Objective: Buy speculative calls on Bank of America. The stock is trading at $30.55.
Risk/Reward: Robin does not mind losing her entire investment of $1,000, but wants to get as many options as possible to maximize her potential profit.
Volatility: Implied volatility on OTM call options (strike price of $32) is 16.9% for one-month calls and 20.04% for four-month calls. Market volatility as measured by the CBOE Volatility index (VIX) is 13.08%.
Events: None, the company just had earnings so it will be a few months before the next earnings announcement. Robin is not concerned with earnings right now.

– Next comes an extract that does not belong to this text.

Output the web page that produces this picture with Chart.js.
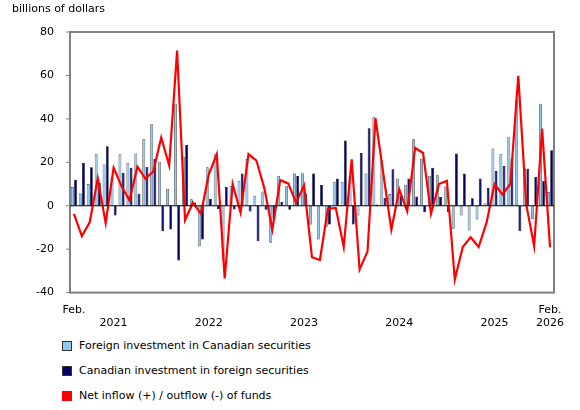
<!DOCTYPE html>
<html><head><meta charset="utf-8">
<script src="https://cdn.jsdelivr.net/npm/chart.js@4"></script>
<style>
body{margin:0;background:#fff;font-family:Verdana,"DejaVu Sans",sans-serif;}
#wrap{position:absolute;left:0;top:0;width:580px;height:333px;}
.leg{position:absolute;left:62px;font-size:11px;color:#000;display:flex;align-items:center;}
.sw{width:10px;height:10px;margin-right:7px;box-sizing:border-box;border:1px solid #333;}
</style></head><body>
<div id="wrap"><canvas id="c" width="580" height="333"></canvas></div>
<div class="leg" style="top:339px"><span class="sw" style="background:#8fc9f0"></span>Foreign investment in Canadian securities</div>
<div class="leg" style="top:364px"><span class="sw" style="background:#000066"></span>Canadian investment in foreign securities</div>
<div class="leg" style="top:389px"><span class="sw" style="background:#ff0000;border-color:#ff0000"></span>Net inflow (+) / outflow (-) of funds</div>
<script>
const months=['Feb','Mar','Apr','May','Jun','Jul','Aug','Sep','Oct','Nov','Dec','Jan'];
const categories=[];
for(let i=0;i<61;i++){const y=2021+Math.floor((1+i)/12);categories.push(months[i%12]+' '+y);}
const foreignInCanada=[8.6,5.8,10,23.7,19,13,23.7,19.8,24,30.6,37.5,20.3,7.8,47,22.5,3,-18.6,17.7,23.7,-25.2,9,11.5,21.5,4.6,6.5,-17,13.8,9,14.8,15,-8.8,-15.5,-9.7,11,11,13.7,-4.5,14.8,41,20.8,5.4,12.5,9.7,30.6,21.7,13.8,14,8.8,-10.6,-4.5,-11.4,-6.3,1.2,26.3,23.7,31.8,48.6,17,-6.2,47,6.3];
const canadianAbroad=[12,19.8,17.7,10.6,27.4,-4.5,15.2,17.5,5.5,18,21.5,-11.7,-11,-25.2,28,1.5,-15.5,3.2,-1.5,8.6,-1.7,14.8,-2.6,-16.3,-1.8,-6,1.8,-1.8,13.7,5.6,14.8,9.5,-8.6,12.5,30,-8.6,24.3,35.7,0.6,3.7,16.8,4.5,12.5,4.2,-3,17.5,4,-3,24,14.8,3.4,12.5,8.2,16,18.3,21.7,-11.7,17,13.2,11.5,25.5];
const netFlow=[-3.7,-14,-7.5,12.6,-8,17.5,9,2.5,18,12.5,15.7,31.4,18.6,71.4,-6.6,1.4,-3.7,14.5,23.7,-33.5,10,-3.2,23.8,20.8,8,-11,11.8,10.3,1.4,9.4,-23.7,-25,-1.4,-1,-19,21.4,-29.4,-21,40.3,14.5,-11,7.5,-2.6,26.6,24.3,-3.7,10,11.5,-34,-19,-14.5,-19,-7.8,10,5.2,10,59.8,0.6,-18.6,35.5,-19.2];
const yTicks=[-40,-20,0,20,40,60,80];
const tickLabel=i=>{if(i===0)return['Feb.',''];if(i===60)return['Feb.','2026'];if((i-5)%12===0)return['',String(2021+(i-5)/12)];return '';};
const frame={id:'frame',afterDraw(ch){const a=ch.chartArea,x=ch.ctx;x.save();x.strokeStyle='#808080';x.lineWidth=2;x.strokeRect(a.left,a.top,a.right-a.left,a.bottom-a.top);
x.lineWidth=1;x.beginPath();yTicks.forEach(v=>{const p=ch.scales.y.getPixelForValue(v);x.moveTo(a.left-4,p);x.lineTo(a.left,p);});x.stroke();
const y0=ch.scales.y.getPixelForValue(0);x.strokeStyle='#000';x.lineWidth=1.2;x.beginPath();x.moveTo(a.left,y0);x.lineTo(a.right,y0);x.stroke();
x.fillStyle='#000';x.font='11px Verdana, "DejaVu Sans"';x.fillText('billions of dollars',12,12);x.restore();}};
new Chart(document.getElementById('c'),{
data:{labels:categories,datasets:[
{type:'line',data:netFlow,borderColor:'#ff0000',borderWidth:2.2,pointRadius:0,tension:0,order:0},
{type:'bar',data:foreignInCanada,backgroundColor:'#8fc9f0',borderColor:'#333',borderWidth:0.7,categoryPercentage:0.8,barPercentage:0.9,order:1},
{type:'bar',data:canadianAbroad,backgroundColor:'#000066',borderColor:'#000033',borderWidth:0.7,categoryPercentage:0.8,barPercentage:0.9,order:1}]},
options:{responsive:false,animation:false,layout:{padding:{left:28,right:26,top:32,bottom:0}},
plugins:{legend:{display:false},tooltip:{enabled:false}},
scales:{x:{grid:{display:false},border:{display:false},ticks:{autoSkip:false,maxRotation:0,color:'#000',font:{size:11,family:'Verdana, "DejaVu Sans"'},callback:(v,i)=>tickLabel(i)}},
y:{min:-40,max:80,afterBuildTicks:s=>{s.ticks=yTicks.map(v=>({value:v}));},grid:{display:false},border:{display:false},ticks:{color:'#000',font:{size:11,family:'Verdana, "DejaVu Sans"'},padding:8}}}},
plugins:[frame]});
</script></body></html>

Rather, she believes the stock market will rise over the next few months and believes this stock will do especially well.
Strategy: Buy OTM calls to speculate on a surge in the stock price.
Option Parameters: Four-month $32 calls on BAC are available at $0.84, and four-month $33 calls are offered at $0.52.
Since Robin wants to purchase as many cheap calls as possible, she opts for the four-month $33 calls. Excluding commissions, she can buy 19 contracts (19 x $0.52 x 100 = $988).
The maximum gain is theoretically infinite. If a global banking conglomerate comes along and offers to acquire Bank of America for $40 in the next couple of months, the $33 calls would be worth at least $7 each, and Robin’s option position would be worth $13,300. The breakeven point on the trade is the $33 + $0.52, or $33.52. If the price isn't above that at expiry, Robin will have lost the $1,000.
Note that the strike price of $33 is 8% higher than the stock’s current price. Robin has to be pretty confident that the price can move up by at least 8% in the next four months.
The Bottom Line
While the wide range of strike prices and expirations may make it challenging for an inexperienced investor to zero in on a specific option, the six steps outlined here follow a logical thought process that may help in selecting an option to trade. Define your objective, assess the risk/reward, look at volatility, consider events, plan out your strategy, and define your options parameters.
Disclosure: The author did not own any of the securities mentioned in this article at the time of publication.